Wer die Bahn will, und da müssten wir uns einig sein, wegen der Verkehrswende brauchen wir die Bahn. Wir haben tolle Ideen gehört zur Südbahn, was Elektrifizierung angeht, wie man über diese Elektrifizierung auch anderen Strom über die Netze der Bahn transportieren könnte. Ich war gerade in Hagenow, das will ich noch mal als Beispiel anbringen, aber ich habe leider nicht viel Zeit. Im Bahnhof Hagenow kümmert sich gerade ein Ehepaar aus Berlin darum, diesen Riesenbahnhof wieder in Ordnung zu bringen. Übrigens glaube ich, dass sie keine Fördermittel dafür gekriegt haben. Sie versuchen, das über einen Gaststättenbetrieb zu lösen. Ich wünsche ihnen da viel Glück.

(Zurufe von Jochen Schulte, SPD, und Torsten Renz, CDU)

Während wir dort gestanden haben, war der Bahnsteig draußen voll. Und ich dachte, Mensch, was ist denn hier los, so viele Leute in Hagenow Land.

(Zuruf von Vincent Kokert, CDU)

Nee, das waren Flüchtlinge. Das waren Flüchtlinge, die von Hagenow in Richtung Schwerin fahren wollten. Und genau das ist ein Thema für viele Bürgermeisterinnen und Bürgermeister zurzeit im Land, die natürlich sehen, dass das auch eine Chance ist für unser Land, dass wir nicht bei den sechs bis zwölf Leuten pro Zug der Südbahn bleiben werden, sondern dass es Menschen in unserem Land gibt, die viel dringender auf einen Zug angewiesen sein werden, weil sie eben kein Auto haben. Diese Chancen würde ich gerne nutzen und sehen.
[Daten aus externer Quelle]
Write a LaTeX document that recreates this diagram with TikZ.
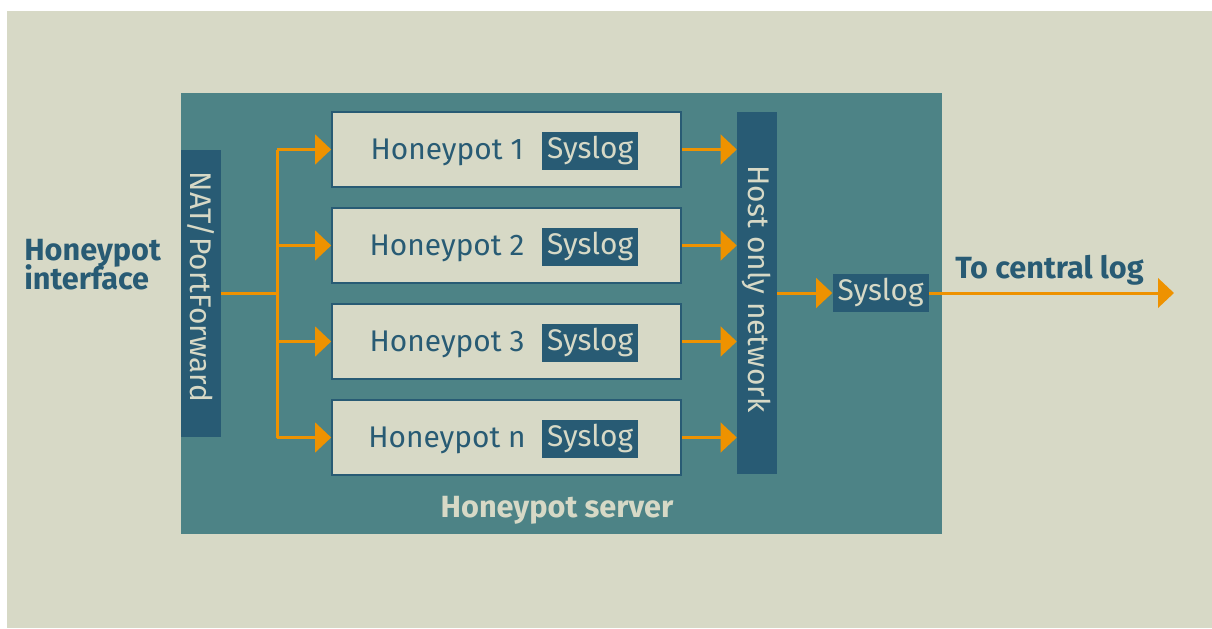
\documentclass[tikz,border=0pt]{standalone}
\usepackage{fontspec}
\setmainfont{Fira Sans}
\usetikzlibrary{arrows.meta}
\definecolor{bgbeige}{HTML}{D7D9C6}
\definecolor{teal}{HTML}{4D8386}
\definecolor{darkblue}{HTML}{285B74}
\definecolor{orng}{HTML}{EE9200}
\tikzset{
  pxs/.style={x=0.75pt,y=-0.75pt},
  regfont/.style={font=\fontsize{22.4}{26}\selectfont},
  bar/.style={fill=darkblue,draw=none,inner sep=0pt},
  barlabel/.style={rotate=-90,text=bgbeige,regfont,inner sep=0pt,anchor=base},
  hpbox/.style={fill=bgbeige,draw=darkblue,line width=1.2pt,minimum width=261.75pt,minimum height=56.25pt,inner sep=0pt},
  hplabel/.style={text=darkblue,regfont,inner sep=0pt,anchor=base},
  sysbox/.style={fill=darkblue,minimum width=72pt,minimum height=28.5pt,inner sep=0pt},
  syslabel/.style={text=bgbeige,regfont,inner sep=0pt,anchor=base},
  flow/.style={draw=orng,line width=2.25pt,-{Triangle[length=12pt,width=22pt]}},
  plain/.style={draw=orng,line width=2.25pt},
  boldlabel/.style={font=\bfseries\fontsize{23}{19.5}\selectfont,inner sep=0pt}
}
\begin{document}
\begin{tikzpicture}[pxs]
\useasboundingbox (0,0) rectangle (1212,628);
\fill[bgbeige] (7,11) rectangle (1212,628);
\node[fill=teal,minimum width=570.75pt,minimum height=330.75pt,inner sep=0pt] (server) at (561.5,313.5) {};
\node[bar,minimum width=30pt,minimum height=215.25pt] (nat) at (201,293.5) {};
\node[barlabel] (natlabel) at (190,287) {NAT/PortForward};
\node[bar,minimum width=30pt,minimum height=271.5pt] (host) at (757,293) {};
\node[barlabel] (hostlabel) at (748,289) {Host only network};
\foreach \i/\y/\t in {1/149.5/1,2/245.5/2,3/341.5/3,4/437.5/n}{
  \node[hpbox] (hp\i) at (506.5,\y) {};
  \node[hplabel] (hpl\i) at (447,\y+9.5) {Honeypot \t};
  \node[sysbox] (sys\i) at (590,\y+1) {};
  \node[syslabel] (sysl\i) at (590,\y+8.5) {Syslog};
}
\coordinate (fork) at (277,293.5);
\draw[plain] (nat.east) -- (fork);
\draw[plain] (fork |- hp1.west) -- (fork |- hp4.west);
\foreach \i in {1,2,3,4}{
  \draw[flow] (fork |- hp\i.west) -- (hp\i.west);
  \draw[flow] (hp\i.east) -- (host.west |- hp\i.east);
}
\node[sysbox] (sysout) at (880.5,293) {};
\node[syslabel] (sysoutl) at (880.5,300.5) {Syslog};
\draw[flow] (host.east |- sysout.west) -- (sysout.west);
\coordinate (central) at (1174,293);
\draw[flow] (sysout.east) -- (central);
\node[boldlabel,text=darkblue,anchor=base west] (centrallabel) at (955,278) {To central log};
\node[boldlabel,text=darkblue,anchor=base west,align=left] (iface) at (24,289) {Honeypot\\[-3.75pt]interface};
\node[boldlabel,text=bgbeige,anchor=base] (serverlabel) at (557,517) {Honeypot server};
\end{tikzpicture}
\end{document}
(Zuruf von David Petereit, NPD)

Mein Wunsch wäre, dass wir, wenn wir uns konservativ und kaufmännisch klug auf eine ganz schwierige Situation vorbereitet haben und sehen, sie ist so nicht eingetreten, uns verständigen und sagen, wir gucken uns mit einem gemeinsamen Gutachten an, wie denn die Potenziale einer Südbahn wären, die ordentlich und attraktiv ausgebaut wird. Und wenn wir uns danach in die Augen gucken und sagen, sorry, die Potenziale sind nicht da, dann bin ich überzeugt, wir lassen die Finger davon. Aber wenn wir sehen, es gibt die Möglichkeit, …

(Jochen Schulte, SPD: Davon bin ich nicht überzeugt.)

Wir können uns doch auf Gutachter einigen.

… es gibt die Möglichkeit für die Strecken, es gibt das Potenzial von Kunden, die damit fahren würden, wenn das Ganze attraktiv ist, und wir kriegen die Bahnhöfe in Ordnung gebracht und so weiter, dann wäre es ein Vorzeigeprojekt, das eine Ausstrahlung in das ganze Land beim Thema Bahnverkehr hätte, und die brauchen wir dringend. – Ich danke Ihnen.

(Beifall vonseiten der Fraktion BÜNDNIS 90/DIE GRÜNEN)

Vielen Dank, Herr Jaeger.

Das Wort hat jetzt der Abgeordnete Herr Eifler für die Fraktion der CDU.

Sehr geehrte Frau Präsidentin! Sehr geehrte Damen und Herren! Ich komme noch einmal auf den Titel der heutigen Tagesordnung zurück: „Verwendung von Regionalisierungsmitteln in Mecklenburg-Vorpommern“ – die Aussprache auf Antrag der Fraktion BÜNDNIS 90/DIE GRÜNEN.

Als ich diesen Tagesordnungspunkt bekam und die Anträge ausgetauscht wurden, lag meine Vermutung nahe, dass doch wieder die Debatte um die Südbahn aufgemacht wird. Denn die Verwendung der Regionalisierungsmittel ist sehr umfassend und sehr deutlich von der Landesregierung vorgetragen worden. Die Vermutung hat sich eben bestätigt, dass es – hinter dem Titel versteckt – um die Debatte zur Südbahn geht, zu der wir in dem Haus schon allumfänglich diskutiert und beraten haben. Ich will auch noch mal darauf eingehen, weil nämlich der Eindruck entsteht, dass da etwas ersatzlos gestrichen worden ist.